Nevertheless, he finds the craft irresistible. One of Cunningham's favorite quilts is one he named "The Perfect Existential Object," in tribute to a male friend who used to tease him about making quilts. "He'd say, 'What is this with quilts and flowers and teddy bears? You're a smart guy, you could do anything, what do you see in quilts?' But one day he burst out with, 'I get it now! The quilt is the perfect existential object! It soothes the pain of existence by beautifying your surroundings, and you can also wrap up in it against the coldness of the universe.'"

Cunningham says making quilts is time-consuming -- about three weeks from start to finish, for a six-foot square -- but ultimately very satisfying. He first designs and sews all the pieces for the top of the quilt on a machine, whether they are appliquéd (material on top of material) or pieced (side by side). He then stretches the three layers -- top, cotton batting filling, and back -- onto a large frame and stitches them together by hand, "scrolling up" as he works toward the middle.

The stitching is the step that is actually called the "quilting," and ironically, most people miss seeing it when they look at a quilt. Probably they are distracted by the colorful pieces and designs that make up the top layer, and they don't see the tiny threads that hold the quilt together.

Cunningham uses many traditional stitching designs -- pumpkin seed, crisscross, hanging diamonds, feathered vines, clamshells, wreaths. "I would call my style old-fashioned. My stitches look like designs from the 19th century."

However, his colors and shapes are often more abstract. A quilt he made for the Hedley show, which he calls "Joe Hedley's Last Quilt" (it appears right before Hedley's death at age 80), is a maze-like design with echoes of a Rubik's cube and a Clue board game.

Though he works by himself, not in the traditional "quilting bee," Cunningham is never at a loss for a critic or an admirer. His studio is in the basement of his sons' preschool. "My son Jules is so young he still gets juice out of the idea that his dad is a quilter working down the hall," he says proudly.

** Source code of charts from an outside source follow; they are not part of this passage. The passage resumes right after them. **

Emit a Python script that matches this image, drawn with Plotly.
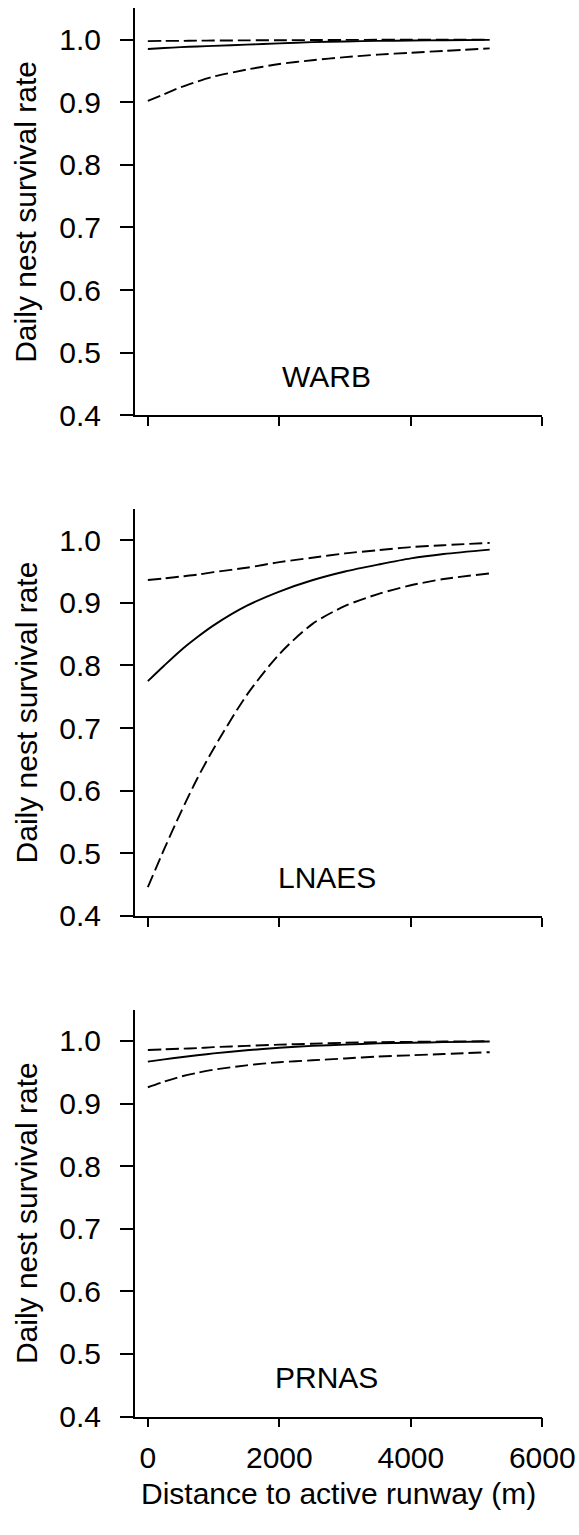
import plotly.graph_objects as go

# Distance to active runway (m)
distance = [0, 250, 500, 750, 1000, 1500, 2000, 2500, 3000, 3500, 4000, 4500, 5200]

species = ["WARB", "LNAES", "PRNAS"]

# Estimate (solid), upper and lower 95% CI (dashed)
warb_est = [0.985, 0.9865, 0.988, 0.989, 0.990, 0.992, 0.994, 0.996, 0.997, 0.998, 0.9985, 0.999, 0.9995]
warb_hi = [0.9975, 0.998, 0.998, 0.9983, 0.9985, 0.9988, 0.999, 0.9993, 0.9995, 0.9997, 0.9998, 0.9999, 0.9999]
warb_lo = [0.902, 0.913, 0.924, 0.933, 0.941, 0.952, 0.961, 0.967, 0.972, 0.976, 0.979, 0.982, 0.986]

lnaes_est = [0.775, 0.800, 0.824, 0.845, 0.864, 0.895, 0.918, 0.936, 0.950, 0.961, 0.971, 0.978, 0.985]
lnaes_hi = [0.9365, 0.939, 0.942, 0.945, 0.949, 0.956, 0.965, 0.972, 0.979, 0.984, 0.989, 0.992, 0.9957]
lnaes_lo = [0.446, 0.507, 0.565, 0.619, 0.667, 0.752, 0.818, 0.866, 0.895, 0.914, 0.928, 0.938, 0.947]

prnas_est = [0.967, 0.9705, 0.974, 0.977, 0.980, 0.985, 0.989, 0.992, 0.994, 0.996, 0.997, 0.998, 0.999]
prnas_hi = [0.9855, 0.9865, 0.9875, 0.9885, 0.990, 0.992, 0.994, 0.9955, 0.997, 0.998, 0.9985, 0.999, 0.9995]
prnas_lo = [0.926, 0.935, 0.943, 0.949, 0.954, 0.961, 0.966, 0.969, 0.972, 0.975, 0.977, 0.979, 0.982]

y_ticks = [0.4, 0.5, 0.6, 0.7, 0.8, 0.9, 1.0]
y_ticktext = ["0.4", "0.5", "0.6", "0.7", "0.8", "0.9", "1.0"]
x_ticks = [0, 2000, 4000, 6000]
x_ticktext = ["0", "2000", "4000", "6000"]

panels = [
    (warb_est, warb_hi, warb_lo),
    (lnaes_est, lnaes_hi, lnaes_lo),
    (prnas_est, prnas_hi, prnas_lo),
]

W, H = 579, 1535
FONT = "Arial, Liberation Sans, sans-serif"
FS = 30

tops = [8.3, 508.9, 1009.6]
ph = 407.0
x_left, x_right = 134.7, 542.3

fig = go.Figure()
layout = dict(
    template="none",
    width=W, height=H, autosize=False,
    margin=dict(l=0, r=0, t=0, b=0, pad=0),
    paper_bgcolor="white", plot_bgcolor="white",
    showlegend=False,
    font=dict(family=FONT, size=FS, color="black"),
)
annotations = []

for i, (est, hi, lo) in enumerate(panels):
    n = "" if i == 0 else str(i + 1)
    xa, ya = "x" + n, "y" + n
    for vals, dash in [(hi, "13px,5px"), (est, "solid"), (lo, "13px,5px")]:
        fig.add_trace(go.Scatter(
            x=distance, y=vals, mode="lines", xaxis=xa, yaxis=ya,
            line=dict(color="black", width=1.9, dash=dash, shape="spline", smoothing=0.8),
            hoverinfo="skip",
        ))
    top = tops[i]
    bottom = top + ph
    ydom = [(H - bottom) / H, (H - top) / H]
    layout["xaxis" + n] = dict(
        domain=[x_left / W, x_right / W], anchor=ya, range=[-200, 6000],
        tickvals=x_ticks, ticktext=x_ticktext, showticklabels=(i == 2),
        ticks="outside", ticklen=9, tickwidth=1.5, tickcolor="black",
        showline=True, linecolor="black", linewidth=1.5, automargin=False,
        showgrid=False, zeroline=False, ticklabelstandoff=5,
        tickfont=dict(family=FONT, size=FS, color="black"),
    )
    layout["yaxis" + n] = dict(
        domain=ydom, anchor=xa, range=[0.4, 1.05],
        tickvals=y_ticks, ticktext=y_ticktext,
        ticks="outside", ticklen=13, tickwidth=1.5, tickcolor="black",
        showline=True, linecolor="black", linewidth=1.5, automargin=False,
        showgrid=False, zeroline=False, ticklabelstandoff=13,
        tickfont=dict(family=FONT, size=FS, color="black"),
    )
    annotations.append(dict(
        x=2720, y=0.462, xref=xa, yref=ya, text=species[i], showarrow=False,
        font=dict(family=FONT, size=FS, color="black"), xanchor="center", yanchor="middle",
    ))
    annotations.append(dict(
        x=26 / W, y=(H - (top + bottom) / 2) / H, xref="paper", yref="paper",
        text="Daily nest survival rate", textangle=-90, showarrow=False,
        font=dict(family=FONT, size=FS, color="black"), xanchor="center", yanchor="middle",
    ))

annotations.append(dict(
    x=(x_left + x_right) / 2 / W, y=(H - 1493) / H, xref="paper", yref="paper",
    text="Distance to active runway (m)", showarrow=False,
    font=dict(family=FONT, size=FS, color="black"), xanchor="center", yanchor="middle",
))
layout["annotations"] = annotations
fig.update_layout(**layout)
fig.write_html("out.html")
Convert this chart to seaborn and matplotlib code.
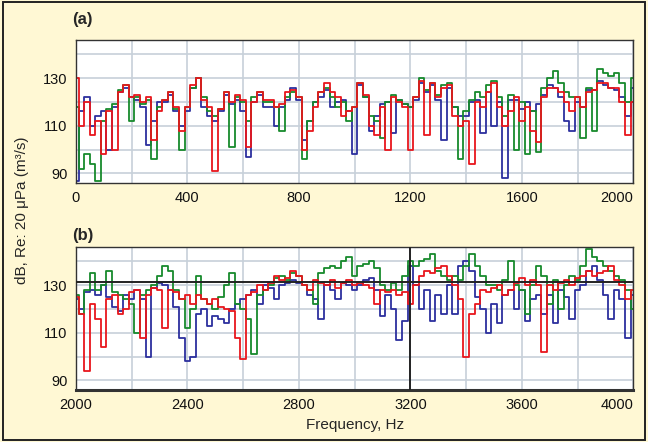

Clearly, Cunningham still gets juice out of being a quiltmaker, too. He sews his name, the date, and often a title into the quilt. He stitches his designs freehand, without any markings, not even sure where the pattern will end up as he needles across the quilt's expanse. It's his favorite part of making quilts, because it's spontaneous, loose, and full of charm. "I make it up as I go along," he says.

That's a pretty good motto for a well-pieced-together life.